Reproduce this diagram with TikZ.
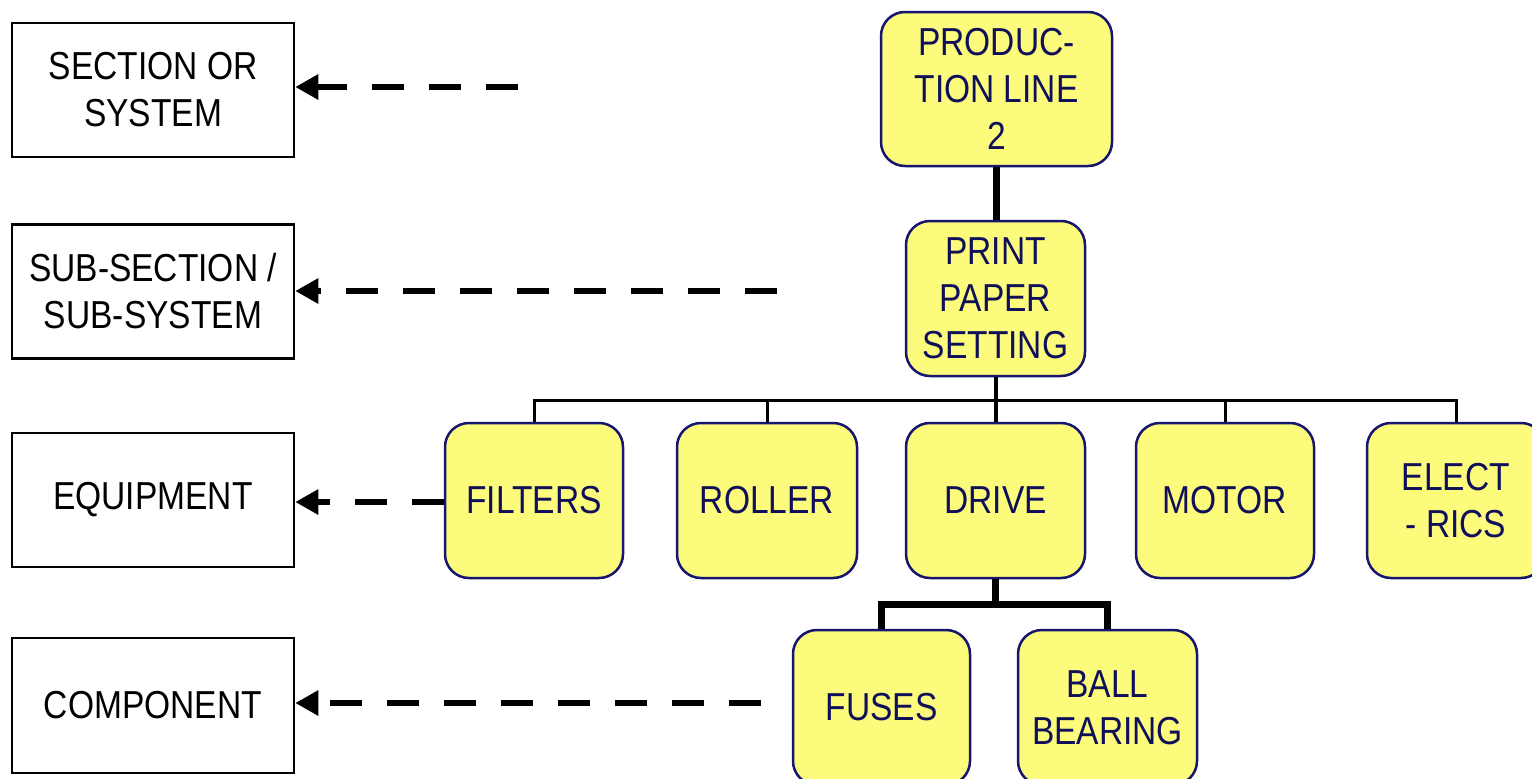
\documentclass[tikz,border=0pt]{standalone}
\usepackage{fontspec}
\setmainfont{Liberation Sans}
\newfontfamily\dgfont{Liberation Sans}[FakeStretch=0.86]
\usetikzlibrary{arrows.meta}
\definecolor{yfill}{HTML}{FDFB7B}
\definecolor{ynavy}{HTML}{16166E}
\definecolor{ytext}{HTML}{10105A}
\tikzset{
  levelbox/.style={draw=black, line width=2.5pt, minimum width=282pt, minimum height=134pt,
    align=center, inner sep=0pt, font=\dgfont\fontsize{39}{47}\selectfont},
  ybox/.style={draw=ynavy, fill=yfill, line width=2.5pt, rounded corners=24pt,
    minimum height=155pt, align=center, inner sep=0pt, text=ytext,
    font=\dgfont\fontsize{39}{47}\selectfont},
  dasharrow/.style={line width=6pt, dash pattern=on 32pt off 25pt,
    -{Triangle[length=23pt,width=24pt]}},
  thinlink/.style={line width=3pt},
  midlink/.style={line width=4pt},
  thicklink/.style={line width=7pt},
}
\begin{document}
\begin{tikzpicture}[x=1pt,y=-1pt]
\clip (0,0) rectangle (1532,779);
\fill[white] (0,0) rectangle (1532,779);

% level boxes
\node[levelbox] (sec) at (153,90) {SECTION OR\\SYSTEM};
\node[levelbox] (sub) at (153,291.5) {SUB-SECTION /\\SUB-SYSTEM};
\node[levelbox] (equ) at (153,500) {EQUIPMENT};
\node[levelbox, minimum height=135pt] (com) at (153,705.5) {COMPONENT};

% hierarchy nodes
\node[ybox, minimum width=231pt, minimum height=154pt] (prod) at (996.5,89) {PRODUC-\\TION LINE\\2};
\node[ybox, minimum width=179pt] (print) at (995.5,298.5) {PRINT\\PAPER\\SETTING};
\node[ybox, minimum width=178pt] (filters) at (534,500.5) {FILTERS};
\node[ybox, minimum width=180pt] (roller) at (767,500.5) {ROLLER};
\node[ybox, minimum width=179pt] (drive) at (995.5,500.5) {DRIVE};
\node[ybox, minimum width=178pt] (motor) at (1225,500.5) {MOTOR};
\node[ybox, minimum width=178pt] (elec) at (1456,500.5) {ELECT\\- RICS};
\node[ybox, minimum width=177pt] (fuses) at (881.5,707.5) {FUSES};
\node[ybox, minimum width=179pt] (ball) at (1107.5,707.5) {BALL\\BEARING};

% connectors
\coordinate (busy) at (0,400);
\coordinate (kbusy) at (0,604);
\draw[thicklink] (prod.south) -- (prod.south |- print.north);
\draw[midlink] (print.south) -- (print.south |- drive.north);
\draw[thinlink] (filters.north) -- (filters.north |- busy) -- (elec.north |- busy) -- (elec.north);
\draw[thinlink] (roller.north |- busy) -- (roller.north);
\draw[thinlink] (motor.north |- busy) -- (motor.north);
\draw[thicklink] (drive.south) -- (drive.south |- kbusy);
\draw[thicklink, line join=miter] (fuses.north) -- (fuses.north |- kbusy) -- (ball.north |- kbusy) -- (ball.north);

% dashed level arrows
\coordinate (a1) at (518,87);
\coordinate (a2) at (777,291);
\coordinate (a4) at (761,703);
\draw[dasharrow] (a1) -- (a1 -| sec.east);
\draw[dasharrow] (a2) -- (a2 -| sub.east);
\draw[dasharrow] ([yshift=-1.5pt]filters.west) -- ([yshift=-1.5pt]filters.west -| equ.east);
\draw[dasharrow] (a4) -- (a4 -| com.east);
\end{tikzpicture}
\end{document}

---

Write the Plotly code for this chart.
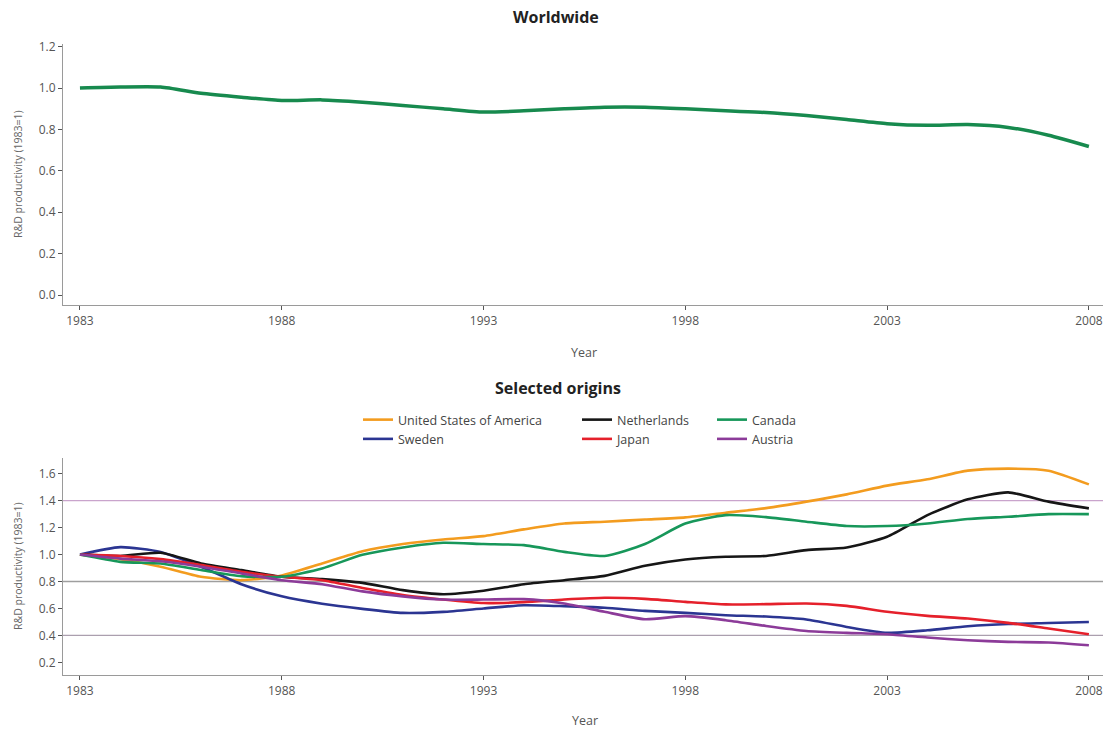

_AIM OF THE EXERCISE_
Give the number of lines containing the word "this". No other answer is needed.

_RESPONSE_
2